Across that quarried hollow, we again ascend the Downs for their last half-dozen miles in Surrey. A little below the milestone goes off a charmingly devious lane up Winder’s Hill and along the south side of Marden Park, past its white shooting “Castle” so conspicuous on the brow, then the lodge gate, through which there is a bridle-way running to Caterham or on to the farther end of the park, two miles north. Evelyn tells us how this fine demesne was made from a “barren warren” and a poor farm in a hardly populated parish, by that “prodigious rich scrivener” of his own time, Sir Robert Clayton, a Lord Mayor of London, whose virtues, or at least his fortunes, are attested by the monstrous monument covering a whole chancel wall of Bletchingley Church on the ridge to the south. Here, admiringly says our authority on such matters, the wealthy citizen so changed the face of hill, valley, and “solitary mountain,” that before long Marden looked like “some foreign country” which would “produce spontaneously pines, firs, cypress, yew, holly, and juniper,” not to mention “an infinite store of the best fruit.”
The sylvan riches of Marden Park may be sampled from a lovely lane winding round the outside of its enclosure to gain the open edge of the heights.
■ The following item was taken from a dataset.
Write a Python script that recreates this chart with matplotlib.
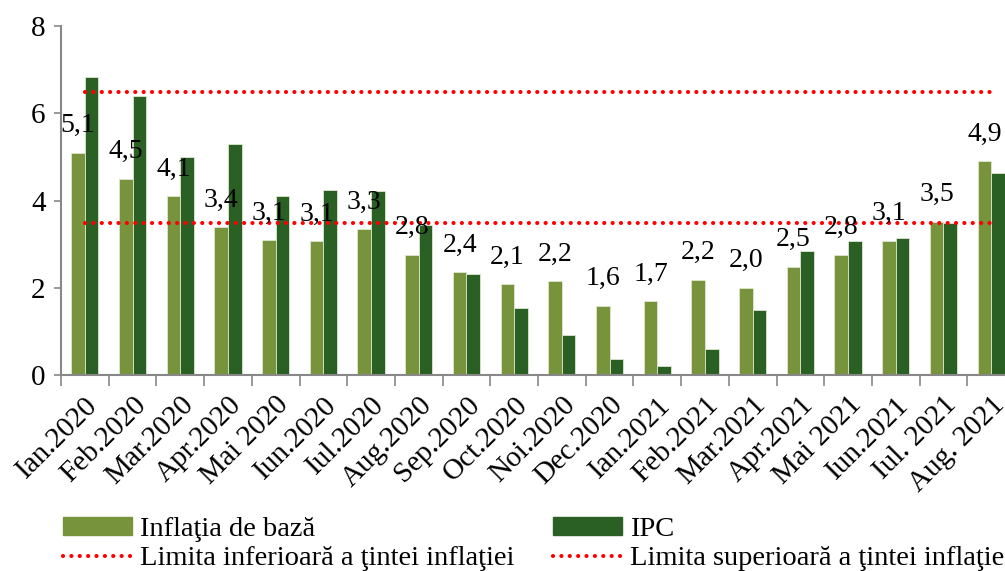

The Pilgrims’ Way here dropped to a lower level, passing by what is still called Palmer’s Wood and another wood on the face of the Downs, again hugely scarred by chalk cuttings. It next runs right through the middle of Titsey Park, where a Roman villa was discovered near its course. Titsey Place was the old seat of the Greshams, a name well known in City annals, whose monuments are preserved in the new church on the east side of the park. From this point eastwards the Way is a modern lane easily followed for miles.
The modern pilgrim may as well leave this lower road to be looked down on from the edge, along which he can hold on from Marden Park, by hints of War Office possession, and some lonely houses that mark an attempt at a new London settlement meant to take its name from Woldingham on the lower ground behind. Thus is gained the inconspicuous swell of Botley Hill, which appears to be the highest ground on the Surrey Downs (882 feet) but has no markedly prominent point to command a view, looking north across a somewhat featureless table-land to the towers of the Crystal Palace, and south over a more pleasing expanse of hills, dales, woods, and villages. Presently this prospect is interrupted by woods, behind which five roads meet to make the perilous descent by Titsey, as other arduous lanes and paths have been seen dropping down towards Oxted and Limpsfield. Still we may keep the edge, taking the Westerham road, almost half a mile along which, at Cold Harbour Green, the highest face of the Surrey Downs (880 feet) is marked by a clump of beech trees above a farm named Pilgrims’ Lodge. A little farther along the high ground stands the last Surrey Church, Tatsfield, looking far over the vale by which the Way now enters Kent.